Thursday, March 31, 2016

Julie's Review: Three Martini Lunch


Author: Suzanne Rindell
Series: None
Publication Date: April 5, 2016
Publisher: Putnam Books
Pages: 512
Obtained: Edelweiss via publisher
Genre:  Historical Fiction
Rating: 4.5/5
Bottom Line: The characters will haunt you long after you close the book
Grab, Just get it at the library, or Remove from your TBR list? Grab!
Summary: In 1958, Greenwich Village buzzes with beatniks, jazz clubs, and new ideas—the ideal spot for three ambitious young people to meet. Cliff Nelson, the son of a successful book editor, is convinced he’s the next Kerouac, if only his father would notice. Eden Katz dreams of being an editor but is shocked when she encounters roadblocks to that ambition. And Miles Tillman, a talented black writer from Harlem, seeks to learn the truth about his father’s past, finding love in the process. Though different from one another, all three share a common goal: to succeed in the competitive and uncompromising world of book publishing. As they reach for what they want, they come to understand what they must sacrifice, conceal, and betray to achieve their goals, learning they must live with the consequences of their choices. In Three-Martini Lunch, Suzanne Rindell has written both a page-turning morality tale and a captivating look at a stylish, demanding era—and a world steeped in tradition that’s poised for great upheaval. ~amazon.com  

Review: Three-Martini Lunch is a slow burning novel. It isn't full of action but there is a ton going on. I really enjoyed each of the 3 main characters perspective of what was going on during this time in publishing and in Greenwich Village. Cliff, Eden and Miles each bring something different to the novel. They all come to the publishing world in different ways. Cliff is the silver-spoon in his mouth aspiring writer; Miles is the bike messenger with dreams of graduating from Columbia and doing more with his life; Eden is the Midwestern girl who comes New York to become an Editor.

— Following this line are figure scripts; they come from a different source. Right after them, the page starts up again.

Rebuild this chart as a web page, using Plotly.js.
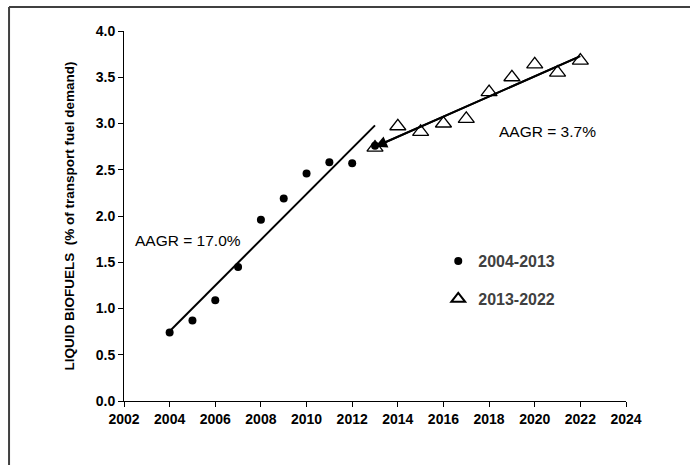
<!DOCTYPE html>
<html>
<head>
<meta charset="utf-8">
<script src="https://cdn.plot.ly/plotly-3.0.1.min.js"></script>
<style>html,body{margin:0;padding:0;background:#fff;}#chart{width:690px;height:465px;}</style>
</head>
<body>
<div id="chart"></div>
<script>
// Data
const yearsA = [2004, 2005, 2006, 2007, 2008, 2009, 2010, 2011, 2012, 2013];
const valuesA = [0.74, 0.87, 1.09, 1.45, 1.96, 2.19, 2.46, 2.58, 2.57, 2.76];
const yearsB = [2013, 2014, 2015, 2016, 2017, 2018, 2019, 2020, 2021, 2022];
const valuesB = [2.74, 2.97, 2.91, 3.00, 3.05, 3.34, 3.50, 3.64, 3.55, 3.68];
const seriesNames = ["2004-2013", "2013-2022"];
const annotationTexts = ["AAGR = 17.0%", "AAGR = 3.7%"];
const xTicks = [2002, 2004, 2006, 2008, 2010, 2012, 2014, 2016, 2018, 2020, 2022, 2024];
const yTicks = [0, 0.5, 1.0, 1.5, 2.0, 2.5, 3.0, 3.5, 4.0];
const yTitle = "LIQUID BIOFUELS  (% of transport fuel demand)";

// Least-squares trend lines computed from the data
function fit(xs, ys) {
  const n = xs.length;
  const mx = xs.reduce((a, b) => a + b, 0) / n;
  const my = ys.reduce((a, b) => a + b, 0) / n;
  let sxy = 0, sxx = 0;
  for (let i = 0; i < n; i++) { sxy += (xs[i] - mx) * (ys[i] - my); sxx += (xs[i] - mx) ** 2; }
  const b = sxy / sxx;
  const x0 = xs[0], x1 = xs[n - 1];
  return { x: [x0, x1], y: [my + b * (x0 - mx), my + b * (x1 - mx)] };
}
const fitA = fit(yearsA, valuesA);
const fitB = fit(yearsB, valuesB);

const FONT = "'Liberation Sans Narrow', 'Liberation Sans', Arial, sans-serif";
const TICKFONT = "'Liberation Sans', Arial, sans-serif";

const traces = [
  { x: fitA.x, y: fitA.y, mode: "lines", line: { color: "#000", width: 2 }, showlegend: false, hoverinfo: "skip" },
  { x: fitB.x, y: fitB.y, mode: "lines", line: { color: "#000", width: 2 }, showlegend: false, hoverinfo: "skip" },
  { x: yearsB, y: valuesB, mode: "markers", name: seriesNames[1], legend: "legend2",
    marker: { symbol: "triangle-up-open", size: 14, color: "#000", line: { width: 1.3, color: "#000" } } },
  { x: yearsA, y: valuesA, mode: "markers", name: seriesNames[0], legend: "legend",
    marker: { symbol: "circle", size: 8, color: "#000" } }
];

const legendFont = { family: FONT, size: 16, color: "#404040", weight: "bold" };

const layout = {
  width: 690, height: 465,
  margin: { l: 124, r: 64, t: 31, b: 64 },
  paper_bgcolor: "#fff", plot_bgcolor: "#fff",
  font: { family: FONT, color: "#000" },
  xaxis: {
    range: [2002, 2024], tickvals: xTicks, ticktext: xTicks.map(String),
    showgrid: false, zeroline: false, showline: true, linecolor: "#000", linewidth: 1,
    ticks: "outside", ticklen: 5, tickcolor: "#000",
    tickfont: { family: TICKFONT, size: 14, weight: "bold", color: "#000" }
  },
  yaxis: {
    range: [0, 4], tickvals: yTicks, ticktext: yTicks.map(v => v.toFixed(1)),
    showgrid: false, zeroline: false, showline: true, linecolor: "#000", linewidth: 1,
    ticks: "outside", ticklen: 5, tickcolor: "#000",
    tickfont: { family: TICKFONT, size: 14, weight: "bold", color: "#000" },
    title: { text: yTitle, standoff: 18, font: { family: FONT, size: 13.5, weight: "bold", color: "#000" } }
  },
  legend: { x: 0.626, y: 0.378, xanchor: "left", yanchor: "middle", font: legendFont, bgcolor: "rgba(0,0,0,0)" },
  legend2: { x: 0.626, y: 0.276, xanchor: "left", yanchor: "middle", font: legendFont, bgcolor: "rgba(0,0,0,0)", itemsizing: "constant" },
  annotations: [
    { x: 2004.8, y: 1.73, xref: "x", yref: "y", text: annotationTexts[0], showarrow: false,
      font: { family: FONT, size: 15.5, color: "#000" } },
    { x: 2020.54, y: 2.91, xref: "x", yref: "y", text: annotationTexts[1], showarrow: false,
      font: { family: FONT, size: 15.5, color: "#000" } },
    { x: fitB.x[0], y: fitB.y[0], ax: fitB.x[1], ay: fitB.y[1], xref: "x", yref: "y", axref: "x", ayref: "y",
      text: "", showarrow: true, arrowhead: 2, arrowsize: 1.2, arrowwidth: 2, arrowcolor: "#000" }
  ],
  shapes: [
    { type: "line", xref: "paper", yref: "paper", x0: -0.229, x1: 1.13, y0: 1.0649, y1: 1.0649, line: { color: "#404040", width: 2 } },
    { type: "line", xref: "paper", yref: "paper", x0: -0.229, x1: -0.229, y0: 1.0649, y1: -0.18, line: { color: "#404040", width: 2 } }
  ]
};

Plotly.newPlot("chart", traces, layout, { displayModeBar: false, staticPlot: true });
</script>
</body>
</html>
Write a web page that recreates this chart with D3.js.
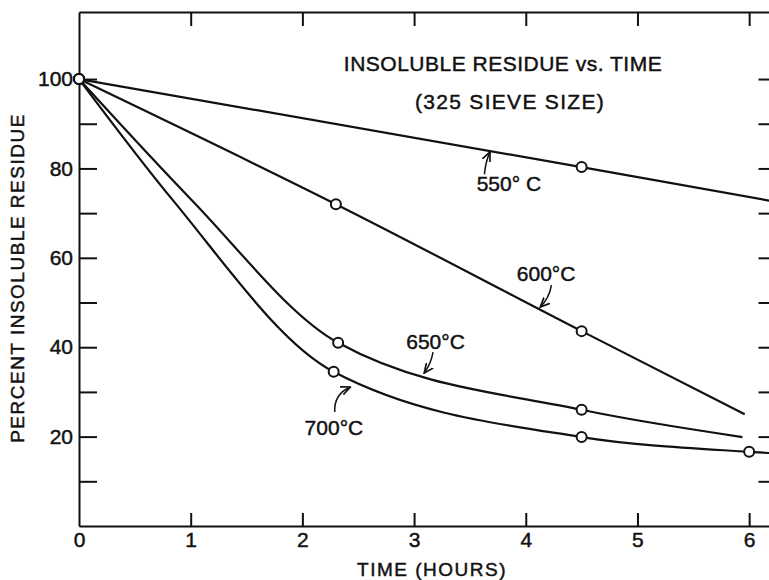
<!DOCTYPE html>
<html>
<head>
<meta charset="utf-8">
<script src="https://cdn.jsdelivr.net/npm/d3@7"></script>
<style>
    body { margin: 0; background: #fff; }
    text { font-family: "Liberation Sans", Arial, sans-serif; fill: #111; stroke: #111; stroke-width: 0.45px; }
</style>
</head>
<body>
<div id="chart"></div>
<script>
// values (hours, percent insoluble residue)
const time550 = [0, 4.5, 6.2];
const pct550 = [100, 80.3, 72.7];
const mark550 = [true, true, false];

const time600 = [0, 2.3, 4.5, 5.96];
const pct600 = [100, 72, 43.6, 25];
const mark600 = [true, true, true, false];

const time650 = [0, 1.01, 2.32, 4.5, 5.94];
const pct650 = [100, 72.9, 41, 26, 19.9];
const mark650 = [true, false, true, true, false];

const time700 = [0, 0.84, 2.28, 4.5, 6.0, 6.2];
const pct700 = [100, 72.9, 34.5, 19.9, 16.6, 16.3];
const mark700 = [true, false, true, true, true, false];

const xTicks = [0, 1, 2, 3, 4, 5, 6];
const yTicks = [10, 20, 30, 40, 50, 60, 70, 80, 90, 100];
const yLabels = [20, 40, 60, 80, 100];

const seriesNames = ["550° C", "600°C", "650°C", "700°C"];

const width = 769;
const height = 580;

const svg = d3.select('#chart')
    .append('svg')
    .attr('width', width)
    .attr('height', height);

const x = d3.scaleLinear().domain([0, 6.2]).range([79, 771.5]);
const y = d3.scaleLinear().domain([0, 115]).range([526, 12]);

// axes, ticks pointing into the plot
const styleAxis = g => {
    g.select('.domain').attr('stroke', '#111').attr('stroke-width', 2);
    g.selectAll('.tick line').attr('stroke', '#111').attr('stroke-width', 2);
    g.selectAll('.tick text').style('font-size', '21px').attr('fill', '#111');
};

svg.append('g')
    .attr('transform', `translate(0, ${y(0)})`)
    .call(d3.axisBottom(x).tickValues(xTicks).tickSizeInner(-13).tickSizeOuter(0).tickPadding(6).tickFormat(d3.format('d')))
    .call(styleAxis)
    .call(g => g.selectAll('.tick').filter(d => d === 0).select('line').remove());

svg.append('g')
    .attr('transform', `translate(0, ${y(115)})`)
    .call(d3.axisTop(x).tickValues(xTicks.slice(1)).tickSizeInner(-14).tickSizeOuter(0).tickFormat(''))
    .call(styleAxis);

svg.append('g')
    .attr('transform', `translate(${x(0)}, 0)`)
    .call(d3.axisLeft(y).tickValues(yTicks).tickSizeInner(-18).tickSizeOuter(0).tickPadding(6)
        .tickFormat(d => yLabels.includes(d) ? d : ''))
    .call(styleAxis);

svg.append('g')
    .attr('transform', `translate(${x(6.2)}, 0)`)
    .call(d3.axisRight(y).tickValues(yTicks).tickSizeInner(-13).tickSizeOuter(0).tickFormat(''))
    .call(styleAxis);

// axis titles
svg.append('text')
    .attr('x', 432)
    .attr('y', 576)
    .attr('text-anchor', 'middle')
    .style('font-size', '19px')
    .style('letter-spacing', '1.5px')
    .text('TIME (HOURS)');

svg.append('text')
    .attr('transform', `translate(24, ${278}) rotate(-90)`)
    .attr('text-anchor', 'middle')
    .style('font-size', '19px')
    .style('letter-spacing', '1.5px')
    .text('PERCENT INSOLUBLE RESIDUE');

// chart title
svg.append('text')
    .attr('x', 503)
    .attr('y', 71)
    .attr('text-anchor', 'middle')
    .style('font-size', '21px')
    .style('letter-spacing', '0.5px')
    .text('INSOLUBLE RESIDUE vs. TIME');

svg.append('text')
    .attr('x', 510)
    .attr('y', 109)
    .attr('text-anchor', 'middle')
    .style('font-size', '21px')
    .style('letter-spacing', '1.3px')
    .text('(325 SIEVE SIZE)');

// curves
const series = [
    { times: time550, pcts: pct550, marks: mark550 },
    { times: time600, pcts: pct600, marks: mark600 },
    { times: time650, pcts: pct650, marks: mark650 },
    { times: time700, pcts: pct700, marks: mark700 }
].map(s => s.times.map((t, i) => ({ t: t, p: s.pcts[i], mark: s.marks[i] })));

const line = d3.line()
    .x(d => x(d.t))
    .y(d => y(d.p))
    .curve(d3.curveMonotoneX);

svg.selectAll('.curve')
    .data(series)
    .join('path')
    .attr('class', 'curve')
    .attr('fill', 'none')
    .attr('stroke', '#111')
    .attr('stroke-width', 2.2)
    .attr('d', line);

svg.selectAll('.pt')
    .data(series.flat().filter(d => d.mark))
    .join('circle')
    .attr('class', 'pt')
    .attr('cx', d => x(d.t))
    .attr('cy', d => y(d.p))
    .attr('r', 5)
    .attr('fill', '#fff')
    .attr('stroke', '#111')
    .attr('stroke-width', 2);

// labels with small curved arrows (data units)
const labelAt = [
    { t: 3.56, p: 74.9, from: [3.63, 78.7], bend: [3.64, 81.5], to: [3.68, 83.7] },
    { t: 3.92, p: 54.8, from: [4.23, 53.9], bend: [4.21, 51.0], to: [4.13, 49.0] },
    { t: 2.93, p: 39.6, from: [3.17, 38.9], bend: [3.15, 36.2], to: [3.09, 34.2] },
    { t: 2.02, p: 20.4, from: [2.29, 25.5], bend: [2.28, 29.5], to: [2.43, 31.1] }
];

svg.append('defs').append('marker')
    .attr('id', 'head')
    .attr('viewBox', '0 0 10 10')
    .attr('refX', 9)
    .attr('refY', 5)
    .attr('markerWidth', 7)
    .attr('markerHeight', 7)
    .attr('orient', 'auto')
    .append('path')
    .attr('d', 'M0,1 L9,5 L0,9')
    .attr('fill', 'none')
    .attr('stroke', '#111')
    .attr('stroke-width', 1.6);

svg.selectAll('.lbl')
    .data(labelAt)
    .join('text')
    .attr('class', 'lbl')
    .attr('x', d => x(d.t))
    .attr('y', d => y(d.p))
    .style('font-size', '21px')
    .text((d, i) => seriesNames[i]);

svg.selectAll('.arrow')
    .data(labelAt)
    .join('path')
    .attr('class', 'arrow')
    .attr('fill', 'none')
    .attr('stroke', '#111')
    .attr('stroke-width', 1.5)
    .attr('marker-end', 'url(#head)')
    .attr('d', d => {
        const p = d3.path();
        p.moveTo(x(d.from[0]), y(d.from[1]));
        p.quadraticCurveTo(x(d.bend[0]), y(d.bend[1]), x(d.to[0]), y(d.to[1]));
        return p.toString();
    });
</script>
</body>
</html>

Their lives intersect in ways that can't even imagine when they first meet each other. They don't necessarily run in the same circles but they do come across each other fairly often.  Each of these characters are flawed but Miles' story resonates the most with me. He's a smart, education black man but even after graduating with a degree from Columbia and he's still working as an errand boy and bike messenger. He also travels across the country to find his dad's journals and turns them into a very personal journal of his own. It is his story that I feel will resonate with most readers because he is the one that struggles the most.

Next to Miles, Eden was my next favorite characters. She's got spunk but she's also not quite sure how to go about getting what she wants. She knows she want so be an Editor but how do you get the job when you aren't giving the opportunities to get there? When you are back-stabbed by someone you thought was mentoring you? Especially when it's a woman and there are so few of them in management to support each other. Her biggest trip up is marrying Cliff.

Let's talk about Cliff for a little bit. He's probably the biggest dreamer of them all. He graduates school with plans of becoming the next big novelist, after all his dad is a big time editor. He's also doesn't have much of a work ethic. So it wasn't any surprise when the events unfolded as they did. He's also a young man that wants his dad's approval more than anything, even though he doesn't like him. He feels that if his dad would support his choice to be a writer, then he could be successful.


Ms. Rindell writes this story as if you are there at these lunches, in Greenwich Village and with Miles in San Francisco. You feel the vibe of the late 1950s with how she sets the scenes with the words she chooses. I can only imagine how much research was put into getting all of these settings right. 

While this is very different than The Other Typist, it is just as well written. It's a wonderful character study of a time period that seemed much simpler but had it's own complexities.